■ Given exercise: Restate, exactly and without pictures, the lines from the start of the listing below through the line holding "-0.007, -0.003, 0.0, 0.0, 0.0, 0.0]".

■ Collected data:
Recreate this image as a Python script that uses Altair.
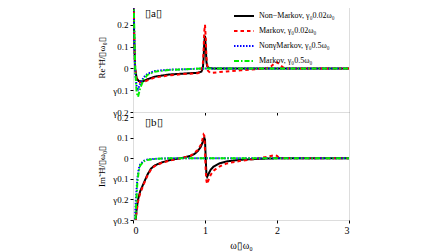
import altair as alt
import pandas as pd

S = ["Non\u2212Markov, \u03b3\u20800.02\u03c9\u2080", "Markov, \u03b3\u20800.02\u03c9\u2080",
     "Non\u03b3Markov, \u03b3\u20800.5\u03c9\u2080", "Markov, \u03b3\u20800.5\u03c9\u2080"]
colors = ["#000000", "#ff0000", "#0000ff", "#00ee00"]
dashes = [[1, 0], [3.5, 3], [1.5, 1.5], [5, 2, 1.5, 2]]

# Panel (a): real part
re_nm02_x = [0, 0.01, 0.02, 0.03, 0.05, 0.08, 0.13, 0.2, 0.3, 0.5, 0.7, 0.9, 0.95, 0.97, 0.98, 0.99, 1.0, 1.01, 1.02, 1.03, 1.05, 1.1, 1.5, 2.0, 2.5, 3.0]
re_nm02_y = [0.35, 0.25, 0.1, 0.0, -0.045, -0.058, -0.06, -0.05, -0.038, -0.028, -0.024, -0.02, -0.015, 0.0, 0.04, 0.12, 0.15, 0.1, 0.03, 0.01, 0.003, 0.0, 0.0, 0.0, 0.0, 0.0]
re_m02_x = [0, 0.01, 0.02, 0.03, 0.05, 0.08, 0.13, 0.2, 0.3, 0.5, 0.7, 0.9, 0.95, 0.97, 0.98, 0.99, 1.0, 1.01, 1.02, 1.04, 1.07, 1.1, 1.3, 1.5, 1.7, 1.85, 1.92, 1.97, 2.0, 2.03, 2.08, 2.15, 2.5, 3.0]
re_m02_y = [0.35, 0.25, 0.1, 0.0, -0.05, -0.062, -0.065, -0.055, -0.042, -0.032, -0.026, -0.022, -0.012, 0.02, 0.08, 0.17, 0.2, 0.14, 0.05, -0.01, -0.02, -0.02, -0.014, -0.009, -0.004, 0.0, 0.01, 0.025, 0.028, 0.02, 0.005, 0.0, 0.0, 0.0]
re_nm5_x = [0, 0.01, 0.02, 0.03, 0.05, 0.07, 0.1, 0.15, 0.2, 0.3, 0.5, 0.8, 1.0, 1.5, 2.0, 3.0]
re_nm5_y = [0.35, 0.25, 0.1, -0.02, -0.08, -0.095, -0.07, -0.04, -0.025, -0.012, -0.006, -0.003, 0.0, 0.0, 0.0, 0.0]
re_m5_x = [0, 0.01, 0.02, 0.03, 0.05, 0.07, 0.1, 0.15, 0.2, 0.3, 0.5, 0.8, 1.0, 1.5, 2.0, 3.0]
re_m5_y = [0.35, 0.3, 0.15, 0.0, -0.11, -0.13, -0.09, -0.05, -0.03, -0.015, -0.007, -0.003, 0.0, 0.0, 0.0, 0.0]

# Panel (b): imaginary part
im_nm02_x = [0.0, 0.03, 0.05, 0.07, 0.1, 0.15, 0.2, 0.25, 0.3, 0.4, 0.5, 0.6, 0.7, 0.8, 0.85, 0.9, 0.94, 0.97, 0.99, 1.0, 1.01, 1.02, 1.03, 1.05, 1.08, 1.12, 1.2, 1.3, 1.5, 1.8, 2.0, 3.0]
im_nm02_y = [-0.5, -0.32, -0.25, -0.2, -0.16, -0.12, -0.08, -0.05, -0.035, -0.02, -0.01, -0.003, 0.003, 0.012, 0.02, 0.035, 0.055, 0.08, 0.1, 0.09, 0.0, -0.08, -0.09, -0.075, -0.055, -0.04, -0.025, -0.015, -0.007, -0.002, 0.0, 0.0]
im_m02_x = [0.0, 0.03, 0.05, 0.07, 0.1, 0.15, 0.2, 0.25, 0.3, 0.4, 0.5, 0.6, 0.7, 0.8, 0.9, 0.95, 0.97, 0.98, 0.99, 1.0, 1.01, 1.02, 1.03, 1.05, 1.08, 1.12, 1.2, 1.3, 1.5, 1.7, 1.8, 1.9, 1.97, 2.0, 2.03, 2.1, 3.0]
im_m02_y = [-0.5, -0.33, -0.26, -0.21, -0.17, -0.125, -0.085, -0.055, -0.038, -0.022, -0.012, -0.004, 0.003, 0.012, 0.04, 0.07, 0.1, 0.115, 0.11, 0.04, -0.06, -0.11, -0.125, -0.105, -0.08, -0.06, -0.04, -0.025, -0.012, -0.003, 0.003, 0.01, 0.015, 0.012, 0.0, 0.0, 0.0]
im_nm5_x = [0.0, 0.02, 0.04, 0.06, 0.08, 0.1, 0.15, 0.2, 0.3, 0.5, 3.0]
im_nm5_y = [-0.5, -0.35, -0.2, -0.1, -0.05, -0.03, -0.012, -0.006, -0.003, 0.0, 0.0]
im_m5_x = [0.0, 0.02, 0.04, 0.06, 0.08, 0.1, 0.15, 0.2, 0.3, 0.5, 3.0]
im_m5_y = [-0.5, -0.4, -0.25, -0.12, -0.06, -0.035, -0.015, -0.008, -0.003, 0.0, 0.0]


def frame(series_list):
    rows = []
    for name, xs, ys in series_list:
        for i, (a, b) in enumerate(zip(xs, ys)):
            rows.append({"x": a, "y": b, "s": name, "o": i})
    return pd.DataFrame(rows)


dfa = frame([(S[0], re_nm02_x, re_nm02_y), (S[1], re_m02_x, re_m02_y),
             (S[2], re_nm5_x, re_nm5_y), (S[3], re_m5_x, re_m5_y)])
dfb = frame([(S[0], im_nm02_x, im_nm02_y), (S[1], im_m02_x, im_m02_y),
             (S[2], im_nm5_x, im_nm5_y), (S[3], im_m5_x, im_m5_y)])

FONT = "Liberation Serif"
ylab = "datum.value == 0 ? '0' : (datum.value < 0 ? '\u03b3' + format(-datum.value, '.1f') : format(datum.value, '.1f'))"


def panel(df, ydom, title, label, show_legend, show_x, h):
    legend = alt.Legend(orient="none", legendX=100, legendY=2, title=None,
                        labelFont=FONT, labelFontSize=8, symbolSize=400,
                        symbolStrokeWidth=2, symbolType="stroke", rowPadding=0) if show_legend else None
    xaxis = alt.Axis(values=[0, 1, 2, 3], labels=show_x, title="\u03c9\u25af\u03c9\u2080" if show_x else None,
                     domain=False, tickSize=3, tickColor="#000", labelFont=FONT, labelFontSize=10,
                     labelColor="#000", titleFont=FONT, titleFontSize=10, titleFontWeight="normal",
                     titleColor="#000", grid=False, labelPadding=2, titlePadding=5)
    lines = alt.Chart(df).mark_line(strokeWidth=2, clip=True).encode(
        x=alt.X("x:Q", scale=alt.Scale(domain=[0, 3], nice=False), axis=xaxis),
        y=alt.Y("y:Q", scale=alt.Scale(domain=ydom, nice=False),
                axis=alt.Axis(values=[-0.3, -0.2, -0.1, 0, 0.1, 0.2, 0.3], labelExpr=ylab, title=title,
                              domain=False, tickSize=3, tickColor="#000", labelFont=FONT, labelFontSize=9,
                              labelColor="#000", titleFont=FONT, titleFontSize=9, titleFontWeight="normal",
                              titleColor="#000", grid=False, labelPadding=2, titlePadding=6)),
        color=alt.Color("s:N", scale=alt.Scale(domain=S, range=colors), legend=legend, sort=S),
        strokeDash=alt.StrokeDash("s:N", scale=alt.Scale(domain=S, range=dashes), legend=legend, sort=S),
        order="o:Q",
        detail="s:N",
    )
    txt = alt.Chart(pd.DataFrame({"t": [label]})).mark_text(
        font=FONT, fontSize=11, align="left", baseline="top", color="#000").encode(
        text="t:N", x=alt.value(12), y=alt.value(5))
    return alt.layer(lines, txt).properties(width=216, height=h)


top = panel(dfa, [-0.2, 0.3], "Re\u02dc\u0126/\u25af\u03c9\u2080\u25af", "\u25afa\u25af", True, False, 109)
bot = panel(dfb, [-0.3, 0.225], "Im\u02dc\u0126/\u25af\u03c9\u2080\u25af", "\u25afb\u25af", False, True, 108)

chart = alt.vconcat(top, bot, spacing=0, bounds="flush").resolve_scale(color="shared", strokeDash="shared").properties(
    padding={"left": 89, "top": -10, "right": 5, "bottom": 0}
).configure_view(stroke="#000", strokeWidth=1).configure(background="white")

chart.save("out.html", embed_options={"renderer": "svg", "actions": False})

■ Task answer:
Recreate this image as a Python script that uses Altair.
import altair as alt
import pandas as pd

S = ["Non\u2212Markov, \u03b3\u20800.02\u03c9\u2080", "Markov, \u03b3\u20800.02\u03c9\u2080",
     "Non\u03b3Markov, \u03b3\u20800.5\u03c9\u2080", "Markov, \u03b3\u20800.5\u03c9\u2080"]
colors = ["#000000", "#ff0000", "#0000ff", "#00ee00"]
dashes = [[1, 0], [3.5, 3], [1.5, 1.5], [5, 2, 1.5, 2]]

# Panel (a): real part
re_nm02_x = [0, 0.01, 0.02, 0.03, 0.05, 0.08, 0.13, 0.2, 0.3, 0.5, 0.7, 0.9, 0.95, 0.97, 0.98, 0.99, 1.0, 1.01, 1.02, 1.03, 1.05, 1.1, 1.5, 2.0, 2.5, 3.0]
re_nm02_y = [0.35, 0.25, 0.1, 0.0, -0.045, -0.058, -0.06, -0.05, -0.038, -0.028, -0.024, -0.02, -0.015, 0.0, 0.04, 0.12, 0.15, 0.1, 0.03, 0.01, 0.003, 0.0, 0.0, 0.0, 0.0, 0.0]
re_m02_x = [0, 0.01, 0.02, 0.03, 0.05, 0.08, 0.13, 0.2, 0.3, 0.5, 0.7, 0.9, 0.95, 0.97, 0.98, 0.99, 1.0, 1.01, 1.02, 1.04, 1.07, 1.1, 1.3, 1.5, 1.7, 1.85, 1.92, 1.97, 2.0, 2.03, 2.08, 2.15, 2.5, 3.0]
re_m02_y = [0.35, 0.25, 0.1, 0.0, -0.05, -0.062, -0.065, -0.055, -0.042, -0.032, -0.026, -0.022, -0.012, 0.02, 0.08, 0.17, 0.2, 0.14, 0.05, -0.01, -0.02, -0.02, -0.014, -0.009, -0.004, 0.0, 0.01, 0.025, 0.028, 0.02, 0.005, 0.0, 0.0, 0.0]
re_nm5_x = [0, 0.01, 0.02, 0.03, 0.05, 0.07, 0.1, 0.15, 0.2, 0.3, 0.5, 0.8, 1.0, 1.5, 2.0, 3.0]
re_nm5_y = [0.35, 0.25, 0.1, -0.02, -0.08, -0.095, -0.07, -0.04, -0.025, -0.012, -0.006, -0.003, 0.0, 0.0, 0.0, 0.0]
re_m5_x = [0, 0.01, 0.02, 0.03, 0.05, 0.07, 0.1, 0.15, 0.2, 0.3, 0.5, 0.8, 1.0, 1.5, 2.0, 3.0]
re_m5_y = [0.35, 0.3, 0.15, 0.0, -0.11, -0.13, -0.09, -0.05, -0.03, -0.015, -0.007, -0.003, 0.0, 0.0, 0.0, 0.0]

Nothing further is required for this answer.